Our mass communication systems are so pervasive that our days are infused with information overload. When personal tragedy strikes, it stops us in our tracks. Thinking, feeling, and talking about events that we are powerless to change uses up our energy reserves.

 

It brings to mind an old episode of “I Love Lucy.” Ethel and Lucy work in a chocolate factory managing the conveyer belt. The chocolates start parading past at a manageable pace. Then the belt starts speeding up until the two of them are standing still while trying to handle all that is coming at them. Lucy starts shoving the candy in her mouth, her blouse, her pockets, and the assault keeps coming at a feverish pitch.
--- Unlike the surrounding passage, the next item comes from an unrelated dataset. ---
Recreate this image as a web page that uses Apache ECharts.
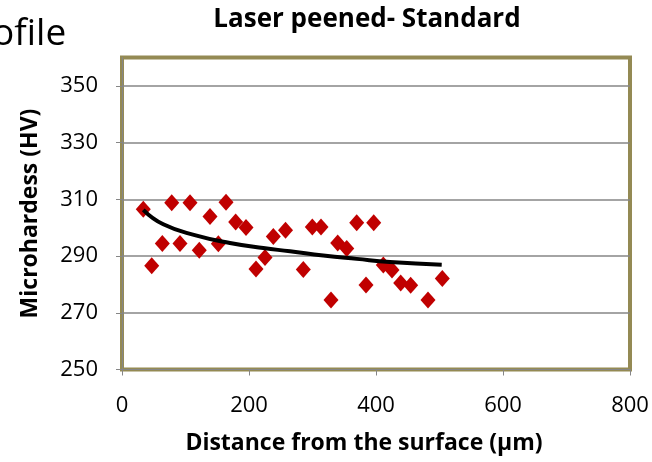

Every nuance of her predicament shows on her face.

 

If we replaced the face that we stoically show the world with an up-close look at the state of our nervous system expressed in emotional terms, there would be a whole lot of crying, screaming, stop-the-world-I- want-to-get-off emotional meltdowns going on.

 

“That’s why I don’t allow any of these outside events to bother me,” says the more controlling personality, as a solution to external bombardment. “I take care of me and mine,” says the tough-hearted realist.

 

If only it was that simple. Closing your heart to stay unaffected and untouched has expensive consequences. Why?

 

Your richest source of vitality comes from acceptance of your feeling nature. Feelings are a dynamic source of energy. Feelings give us a genuine path to knowledge. We think deeply when we intensely feel. When you respect and value your feelings, you penetrate the layers of fear and conditioning that keep you from fully participating in all aspects of your life.

 

Rather than allowing your responses to become deadend, constricted, and fear-based, seek out your emotional intelligence to help you make discerning choices that are creative and expansive.